John McManus: Apple’s adventures in tax wonderland

The US giant thinks that governments exploit loopholes to make firms pay tax

“You must believe impossible things in order to understand why Apple does not believe it must pay tax.” Photograph: Walt Disney Pictures/Courtesy Everett Collection
“You must believe impossible things in order to understand why Apple does not believe it must pay tax.” Photograph: Walt Disney Pictures/Courtesy Everett Collection

At the end of a lengthy interview with Reuters this week Apple's top lawyer made the following remarkable statement about the iPhone maker's battle with the European Commission over how much tax it pays in Ireland. "The difference between those two creates exactly the kind of loophole that the commission has now been able to exploit," he said.

By "those two", general counsel Bruce Sewell means the US tax system and the tax system of pretty much the rest of the world.
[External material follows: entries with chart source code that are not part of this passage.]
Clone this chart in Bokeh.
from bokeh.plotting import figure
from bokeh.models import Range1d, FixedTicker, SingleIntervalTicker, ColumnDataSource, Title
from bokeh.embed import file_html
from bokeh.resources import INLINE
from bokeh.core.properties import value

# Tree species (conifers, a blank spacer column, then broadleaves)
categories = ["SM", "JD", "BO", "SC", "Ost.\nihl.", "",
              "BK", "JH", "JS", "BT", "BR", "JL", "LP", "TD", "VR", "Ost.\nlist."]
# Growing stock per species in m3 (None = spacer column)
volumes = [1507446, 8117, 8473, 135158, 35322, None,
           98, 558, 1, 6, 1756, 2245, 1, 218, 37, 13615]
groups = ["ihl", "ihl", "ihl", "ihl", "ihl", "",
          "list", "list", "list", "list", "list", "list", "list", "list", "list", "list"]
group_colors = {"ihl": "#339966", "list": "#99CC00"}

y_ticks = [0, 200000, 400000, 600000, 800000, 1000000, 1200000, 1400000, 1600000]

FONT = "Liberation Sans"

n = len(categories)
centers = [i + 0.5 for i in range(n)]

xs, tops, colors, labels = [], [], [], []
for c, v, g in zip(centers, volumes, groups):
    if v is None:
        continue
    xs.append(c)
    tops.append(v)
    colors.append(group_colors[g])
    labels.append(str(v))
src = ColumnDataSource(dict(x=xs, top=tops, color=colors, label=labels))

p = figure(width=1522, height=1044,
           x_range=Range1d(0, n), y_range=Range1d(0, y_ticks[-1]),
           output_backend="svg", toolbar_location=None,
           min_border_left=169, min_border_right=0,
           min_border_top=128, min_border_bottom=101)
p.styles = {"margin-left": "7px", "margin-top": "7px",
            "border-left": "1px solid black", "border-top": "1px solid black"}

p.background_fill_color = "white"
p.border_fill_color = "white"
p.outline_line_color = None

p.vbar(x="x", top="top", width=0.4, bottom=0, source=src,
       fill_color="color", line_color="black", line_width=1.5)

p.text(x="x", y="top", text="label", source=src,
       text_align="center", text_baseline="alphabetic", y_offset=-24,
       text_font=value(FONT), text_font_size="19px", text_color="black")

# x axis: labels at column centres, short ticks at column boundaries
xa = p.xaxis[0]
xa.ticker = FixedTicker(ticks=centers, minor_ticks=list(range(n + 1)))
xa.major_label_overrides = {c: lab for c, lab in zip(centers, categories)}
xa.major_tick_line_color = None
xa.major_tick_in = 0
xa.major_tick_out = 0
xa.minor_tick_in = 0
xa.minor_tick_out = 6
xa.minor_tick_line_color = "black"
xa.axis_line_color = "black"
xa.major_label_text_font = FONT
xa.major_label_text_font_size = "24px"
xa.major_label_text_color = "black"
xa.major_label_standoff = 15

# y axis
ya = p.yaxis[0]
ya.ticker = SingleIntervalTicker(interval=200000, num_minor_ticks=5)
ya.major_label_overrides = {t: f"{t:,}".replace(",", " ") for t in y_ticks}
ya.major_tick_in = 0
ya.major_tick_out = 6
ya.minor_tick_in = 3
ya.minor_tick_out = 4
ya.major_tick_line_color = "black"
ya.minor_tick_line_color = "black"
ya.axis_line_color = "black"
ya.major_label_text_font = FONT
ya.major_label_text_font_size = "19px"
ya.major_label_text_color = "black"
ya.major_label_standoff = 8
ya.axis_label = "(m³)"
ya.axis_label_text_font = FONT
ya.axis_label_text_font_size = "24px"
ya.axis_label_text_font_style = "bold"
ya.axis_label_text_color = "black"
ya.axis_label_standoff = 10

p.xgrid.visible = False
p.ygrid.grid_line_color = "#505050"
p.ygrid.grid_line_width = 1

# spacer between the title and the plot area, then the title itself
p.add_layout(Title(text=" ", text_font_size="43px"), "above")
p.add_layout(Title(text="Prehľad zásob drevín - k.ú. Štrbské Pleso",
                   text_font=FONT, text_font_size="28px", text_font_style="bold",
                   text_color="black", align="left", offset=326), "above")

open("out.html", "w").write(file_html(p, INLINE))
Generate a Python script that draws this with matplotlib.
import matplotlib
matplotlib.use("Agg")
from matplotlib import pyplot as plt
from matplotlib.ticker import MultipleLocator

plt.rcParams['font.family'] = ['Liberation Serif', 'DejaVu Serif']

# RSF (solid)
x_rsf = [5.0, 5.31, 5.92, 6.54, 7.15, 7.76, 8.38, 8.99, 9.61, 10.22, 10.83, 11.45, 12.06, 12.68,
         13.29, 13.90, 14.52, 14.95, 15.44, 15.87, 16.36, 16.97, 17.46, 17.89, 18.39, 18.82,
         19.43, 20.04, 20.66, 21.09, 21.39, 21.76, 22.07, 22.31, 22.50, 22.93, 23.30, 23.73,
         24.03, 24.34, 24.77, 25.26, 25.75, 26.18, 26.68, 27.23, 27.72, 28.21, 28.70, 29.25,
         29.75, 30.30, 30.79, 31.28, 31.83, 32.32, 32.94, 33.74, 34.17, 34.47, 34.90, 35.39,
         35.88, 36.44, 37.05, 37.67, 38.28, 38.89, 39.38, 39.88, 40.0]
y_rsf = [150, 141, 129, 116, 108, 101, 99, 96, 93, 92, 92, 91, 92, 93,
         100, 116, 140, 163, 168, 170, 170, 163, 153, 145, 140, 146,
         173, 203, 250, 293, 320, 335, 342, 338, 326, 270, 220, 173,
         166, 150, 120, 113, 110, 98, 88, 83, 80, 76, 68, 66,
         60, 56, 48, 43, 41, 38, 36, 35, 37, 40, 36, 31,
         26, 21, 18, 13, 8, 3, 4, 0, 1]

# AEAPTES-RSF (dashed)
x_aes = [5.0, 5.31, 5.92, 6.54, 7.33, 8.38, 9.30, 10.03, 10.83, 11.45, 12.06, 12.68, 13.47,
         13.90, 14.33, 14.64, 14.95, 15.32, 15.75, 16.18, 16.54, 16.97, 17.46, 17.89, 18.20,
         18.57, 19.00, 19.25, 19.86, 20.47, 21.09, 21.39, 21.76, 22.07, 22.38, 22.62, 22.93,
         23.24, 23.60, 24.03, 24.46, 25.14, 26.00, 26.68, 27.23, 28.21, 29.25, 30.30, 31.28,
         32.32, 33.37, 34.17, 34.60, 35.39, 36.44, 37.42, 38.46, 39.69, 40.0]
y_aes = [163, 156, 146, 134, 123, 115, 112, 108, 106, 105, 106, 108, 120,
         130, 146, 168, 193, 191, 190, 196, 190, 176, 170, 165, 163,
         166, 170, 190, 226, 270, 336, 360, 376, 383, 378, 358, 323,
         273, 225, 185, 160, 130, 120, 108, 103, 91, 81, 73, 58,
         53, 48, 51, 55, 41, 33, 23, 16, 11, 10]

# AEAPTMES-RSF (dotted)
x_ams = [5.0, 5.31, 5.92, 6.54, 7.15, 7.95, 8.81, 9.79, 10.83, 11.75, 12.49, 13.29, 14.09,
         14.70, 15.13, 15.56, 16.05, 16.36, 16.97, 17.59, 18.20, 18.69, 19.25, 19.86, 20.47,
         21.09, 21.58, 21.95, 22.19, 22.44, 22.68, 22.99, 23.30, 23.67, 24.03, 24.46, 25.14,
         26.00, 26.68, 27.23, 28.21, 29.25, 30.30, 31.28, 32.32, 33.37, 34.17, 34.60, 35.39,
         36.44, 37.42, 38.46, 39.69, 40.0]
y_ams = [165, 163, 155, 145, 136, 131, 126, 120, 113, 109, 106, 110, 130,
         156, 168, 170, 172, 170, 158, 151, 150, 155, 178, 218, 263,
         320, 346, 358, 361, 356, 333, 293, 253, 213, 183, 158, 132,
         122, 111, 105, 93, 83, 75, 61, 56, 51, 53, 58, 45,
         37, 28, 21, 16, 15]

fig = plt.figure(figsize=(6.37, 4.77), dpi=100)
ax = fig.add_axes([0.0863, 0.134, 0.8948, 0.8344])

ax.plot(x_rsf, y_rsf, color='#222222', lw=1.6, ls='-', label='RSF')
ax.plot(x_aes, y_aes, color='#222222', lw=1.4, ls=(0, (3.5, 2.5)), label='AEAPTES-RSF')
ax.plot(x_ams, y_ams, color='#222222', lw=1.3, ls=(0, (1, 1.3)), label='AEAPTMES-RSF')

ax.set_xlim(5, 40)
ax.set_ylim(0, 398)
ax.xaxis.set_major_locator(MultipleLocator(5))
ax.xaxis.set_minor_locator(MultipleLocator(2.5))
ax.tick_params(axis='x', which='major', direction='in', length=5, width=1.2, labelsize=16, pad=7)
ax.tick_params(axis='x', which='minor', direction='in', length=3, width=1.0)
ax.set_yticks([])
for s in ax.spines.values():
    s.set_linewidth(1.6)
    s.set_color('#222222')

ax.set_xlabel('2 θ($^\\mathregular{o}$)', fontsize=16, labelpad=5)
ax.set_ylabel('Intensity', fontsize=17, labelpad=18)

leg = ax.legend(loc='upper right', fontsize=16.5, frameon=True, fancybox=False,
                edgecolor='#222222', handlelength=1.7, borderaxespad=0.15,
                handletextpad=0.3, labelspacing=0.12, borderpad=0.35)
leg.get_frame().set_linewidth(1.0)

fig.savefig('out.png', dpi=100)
In very simple terms the US taxes companies such as Apple on their worldwide income, while the rest of the world – insofar as it taxes anything – taxes income earned in the country.

Until Monday it was generally assumed that it was companies such as Apple which exploited the legal loopholes created by the differences between two systems to pay as little tax as possible. They shuffle jobs, factories, sales and intellectual property around the globe, playing countries off against each other and reducing their tax bill.

Ireland has pretty much built a whole economy based around this paradigm. Children have been educated, houses bought and beer drunk in the belief that US multinationals were setting up in Ireland to avail of tax loopholes.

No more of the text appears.